With our current big group we have some very good waders and when we got to a tougher crossing in the afternoon it was so neat to have the 4 strong waders spanning the entire crossing. We just handed the other team members off to one another like the links in a chain. Those who needed help took it, those who could provide it gave it. On the other side, a simple high five thank you & a you’re welcome said it all. What wasn’t spoken was the absolute commitment to each other – we all cross, we all help each other reach a common goal.
Another thing about this morning. When I got to feeling better and was back in the now my pack weight literally got lighter. If you could measure the perceived weight differences the numbers would be staggering.
I must have put my tent up on the nightly cruise route of the local deer population. It is like a freeway outside my door (10’ away) with deer coming and apparently going.
Not sure if you heard it but the Sugartex sucked in a second Swiss Army knife today. Sugar thinks it is going to appear as go-mom (my mom’s new trail name) does a load of laundry for us. I am not convinced as the Sugartex gives up its bounty very reluctantly.
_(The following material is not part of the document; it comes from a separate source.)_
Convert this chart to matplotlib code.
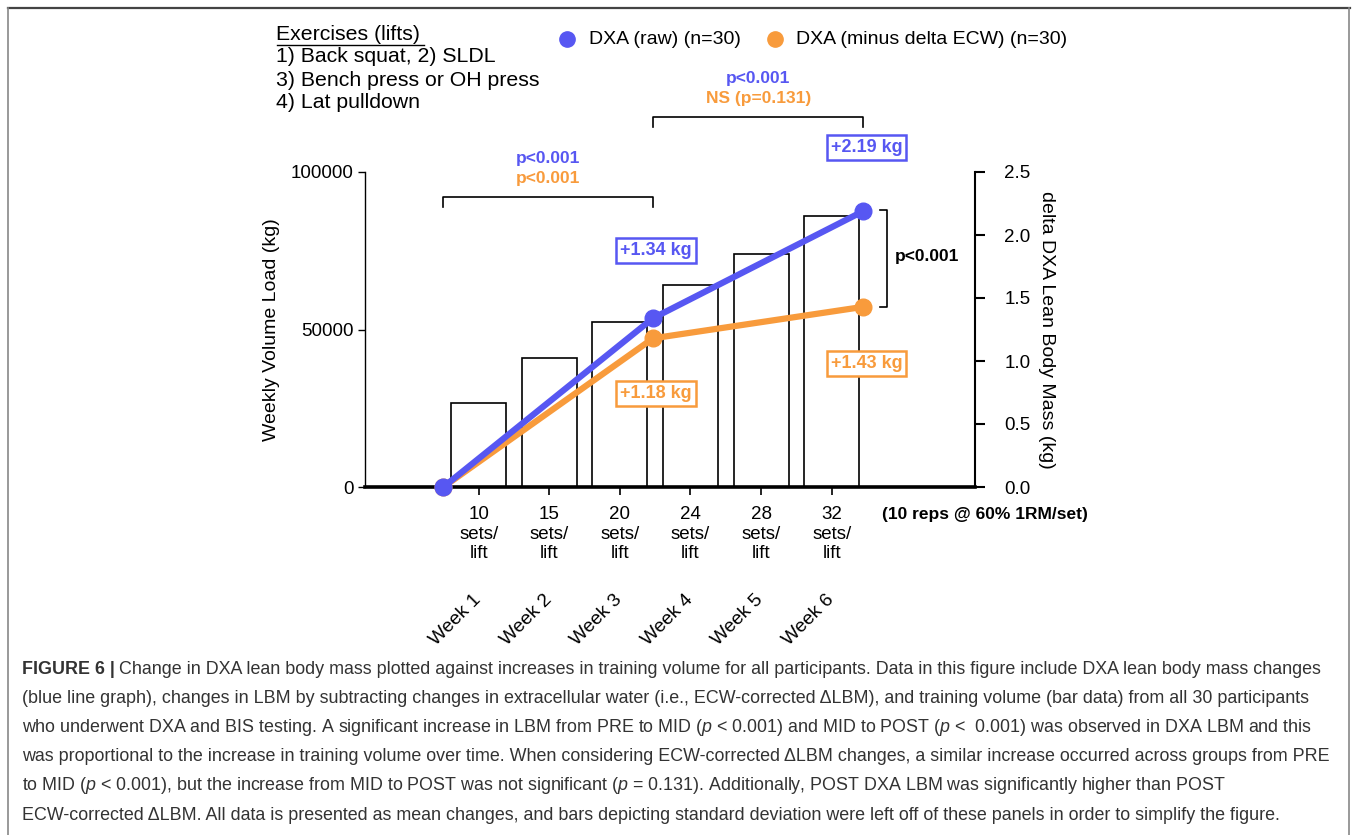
import matplotlib
matplotlib.use("Agg")
import matplotlib.pyplot as plt
from matplotlib.lines import Line2D
from matplotlib import transforms

# ---- data -------------------------------------------------------------
weeks = ["Week 1", "Week 2", "Week 3", "Week 4", "Week 5", "Week 6"]
sets_per_lift = [10, 15, 20, 24, 28, 32]
weekly_volume = [26700, 41000, 52400, 64100, 74000, 86000]  # kg

# time points (PRE, MID, POST) on the week scale
timepoint_x = [-0.5, 2.47, 5.45]
dxa_raw = [0.0, 1.34, 2.19]            # kg
dxa_minus_ecw = [0.0, 1.18, 1.43]      # kg

BLUE = "#5757F2"
ORANGE = "#F89B3C"
W, H = 1358, 835

plt.rcParams["font.family"] = ["Liberation Sans", "DejaVu Sans"]
plt.rcParams["mathtext.fontset"] = "custom"
plt.rcParams["mathtext.rm"] = "Liberation Sans"
plt.rcParams["mathtext.it"] = "Liberation Sans:italic"


def fx(px):
    return px / W


def fy(py):
    return 1 - py / H


fig = plt.figure(figsize=(W / 100, H / 100), dpi=100)
fig.patch.set_facecolor("white")

ax = fig.add_axes([fx(365), fy(487), (975 - 365) / W, (487 - 172) / H])
ax2 = ax.twinx()

x = list(range(len(weeks)))
ax.bar(x, weekly_volume, width=0.78, facecolor="white", edgecolor="black",
       linewidth=1.2, zorder=2)
ax.set_xlim(-1.61, 7.03)
ax.set_ylim(0, 100000)
ax.set_yticks([0, 50000, 100000])
ax.set_yticklabels(["0", "50000", "100000"])
ax.set_xticks(x)
ax.set_xticklabels([f"{s}\nsets/\nlift" for s in sets_per_lift],
                   linespacing=1.18)
ax.tick_params(axis="x", length=6, width=1.2, pad=8, labelsize=13.5,
               colors="black")
ax.tick_params(axis="y", length=5, width=1.0, pad=3, labelsize=13.5)

for side in ("top",):
    ax.spines[side].set_visible(False)
    ax2.spines[side].set_visible(False)
ax.spines["left"].set_linewidth(1.0)
ax.spines["bottom"].set_linewidth(2.6)
ax.spines["right"].set_visible(False)
ax2.spines["left"].set_visible(False)
ax2.spines["bottom"].set_visible(False)
ax2.spines["right"].set_linewidth(1.5)

ax.set_ylabel("Weekly Volume Load (kg)", fontsize=14, labelpad=8)

# delta lean body mass lines
ax2.set_ylim(0, 2.5)
ax2.set_yticks([0, 0.5, 1.0, 1.5, 2.0, 2.5])
ax2.set_yticklabels(["0.0", "0.5", "1.0", "1.5", "2.0", "2.5"])
ax2.tick_params(axis="y", length=7, width=1.5, pad=14, labelsize=13.5)
ax2.set_ylabel("delta DXA Lean Body Mass (kg)", fontsize=14, rotation=270,
               labelpad=18)
ax2.plot(timepoint_x, dxa_minus_ecw, color=ORANGE, lw=4.5, marker="o",
         ms=12, solid_capstyle="round", zorder=3, clip_on=False)
ax2.plot(timepoint_x, dxa_raw, color=BLUE, lw=4.5, marker="o",
         ms=12, solid_capstyle="round", zorder=4, clip_on=False)

# value boxes
def value_box(val, xpos, color, dy):
    ax2.annotate(f"+{val:.2f} kg", xy=(xpos, val), xytext=(3, dy),
                 textcoords="offset pixels", ha="center", va="center",
                 fontsize=13, fontweight="bold", color=color,
                 bbox=dict(boxstyle="square,pad=0.22", fc="white",
                           ec=color, lw=1.8), zorder=6,
                 annotation_clip=False)


value_box(dxa_raw[1], timepoint_x[1], BLUE, 68)
value_box(dxa_raw[2], timepoint_x[2], BLUE, 64)
value_box(dxa_minus_ecw[1], timepoint_x[1], ORANGE, -55)
value_box(dxa_minus_ecw[2], timepoint_x[2], ORANGE, -57)

# significance brackets
def top_bracket(x0, x1, y_px, drop_px, lines):
    trans = transforms.blended_transform_factory(ax.transData,
                                                 fig.transFigure)
    yb, yt = fy(y_px + drop_px), fy(y_px)
    ax.add_line(Line2D([x0, x0, x1, x1], [yb, yt, yt, yb], transform=trans,
                       color="black", lw=1.2, clip_on=False))
    for i, (txt, col) in enumerate(lines):
        ax.text((x0 + x1) / 2, fy(y_px - 39 + 21 * i), txt, transform=trans,
                ha="center", va="center", fontsize=12.5, fontweight="bold",
                color=col)


top_bracket(timepoint_x[0], timepoint_x[1], 197, 10,
            [("p<0.001", BLUE), ("p<0.001", ORANGE)])
top_bracket(timepoint_x[1], timepoint_x[2], 117, 10,
            [("p<0.001", BLUE), ("NS (p=0.131)", ORANGE)])

# bracket between final values
bx0, bx1 = 5.68, 5.79
ax2.plot([bx0, bx1, bx1, bx0], [dxa_raw[2] + 0.01, dxa_raw[2] + 0.01,
                               dxa_minus_ecw[2], dxa_minus_ecw[2]],
         color="black", lw=1.2, clip_on=False)
ax2.text(6.35, (dxa_raw[2] + dxa_minus_ecw[2]) / 2 + 0.02, "p<0.001",
         ha="center", va="center", fontsize=12.5, fontweight="bold")

# week labels and set note
wtrans = transforms.blended_transform_factory(ax.transData, fig.transFigure)
for i, wk in enumerate(weeks):
    ax.text(i - 0.09, fy(591), wk, transform=wtrans, rotation=45,
            rotation_mode="anchor", ha="right", va="top", fontsize=13.8)
fig.text(fx(882), fy(515), "(10 reps @ 60% 1RM/set)", ha="left",
         va="center", fontsize=12.5, fontweight="bold")

# header: exercises and legend
ex = fig.text(fx(276), fy(34), "Exercises (lifts)", ha="left", va="center",
              fontsize=15.3)
for i, t in enumerate(["1) Back squat, 2) SLDL", "3) Bench press or OH press",
                       "4) Lat pulldown"]):
    fig.text(fx(276), fy(57 + 23 * i), t, ha="left", va="center",
             fontsize=15.3)
fig.add_artist(Line2D([fx(277), fx(424)], [fy(44.5), fy(44.5)],
                      color="black", lw=1.0))

fig.add_artist(Line2D([fx(567)], [fy(39)], marker="o", ms=11, color=BLUE,
                      lw=0))
fig.text(fx(589), fy(39), "DXA (raw) (n=30)", ha="left", va="center",
         fontsize=14)
fig.add_artist(Line2D([fx(775)], [fy(39)], marker="o", ms=11, color=ORANGE,
                      lw=0))
fig.text(fx(796), fy(39), "DXA (minus delta ECW) (n=30)", ha="left",
         va="center", fontsize=14)

# caption
CAP = "#333333"
CAP_FS = 12.9
cap_lines = [
    None,
    "(blue line graph), changes in LBM by subtracting changes in extracellular "
    "water (i.e., ECW-corrected \u0394LBM), and training volume (bar data) from "
    "all 30 participants",
    "who underwent DXA and BIS testing. A significant increase in LBM from PRE "
    "to MID ($\\mathit{p}$ < 0.001) and MID to POST ($\\mathit{p}$ <  0.001) "
    "was observed in DXA LBM and this",
    "was proportional to the increase in training volume over time. When "
    "considering ECW-corrected \u0394LBM changes, a similar increase occurred "
    "across groups from PRE",
    "to MID ($\\mathit{p}$ < 0.001), but the increase from MID to POST was not "
    "significant ($\\mathit{p}$ = 0.131). Additionally, POST DXA LBM was "
    "significantly higher than POST",
    "ECW-corrected \u0394LBM. All data is presented as mean changes, and bars "
    "depicting standard deviation were left off of these panels in order to "
    "simplify the figure.",
]
cap_y0, cap_dy = 669, 29.2
t_fig = fig.text(fx(22), fy(cap_y0), "FIGURE 6 |", ha="left", va="center",
                 fontsize=CAP_FS, fontweight="bold", color=CAP)
fig.canvas.draw()
bb = t_fig.get_window_extent()
fig.text(bb.x1 / W + 4 / W, fy(cap_y0),
         "Change in DXA lean body mass plotted against increases in training "
         "volume for all participants. Data in this figure include DXA lean "
         "body mass changes", ha="left", va="center", fontsize=CAP_FS,
         color=CAP)
for i, line in enumerate(cap_lines):
    if line is None:
        continue
    fig.text(fx(22), fy(cap_y0 + cap_dy * i), line, ha="left", va="center",
             fontsize=CAP_FS, color=CAP)

# frame
fig.add_artist(Line2D([fx(8), fx(1350)], [fy(8), fy(8)], color="#444444",
                      lw=1.6))
fig.add_artist(Line2D([fx(8), fx(8)], [fy(8), 0], color="#888888", lw=1.2))
fig.add_artist(Line2D([fx(1349), fx(1349)], [fy(8), 0], color="#888888",
                      lw=1.2))

fig.savefig("out.png", dpi=100, facecolor="white")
Okay, now I have a herd of deer outside. All does with last years fawns. If I move quickly they get jumpy but if I just watch them while I write they just walk on & take a bit of grass now & then. They are well fed with no ticks bothering them this early in the season. We just had a little deer spat as one ran another off. My mistake, I now see we have a spike horn buck in the group. His horns, not more than 6” long with no laterals, are covered in velvet.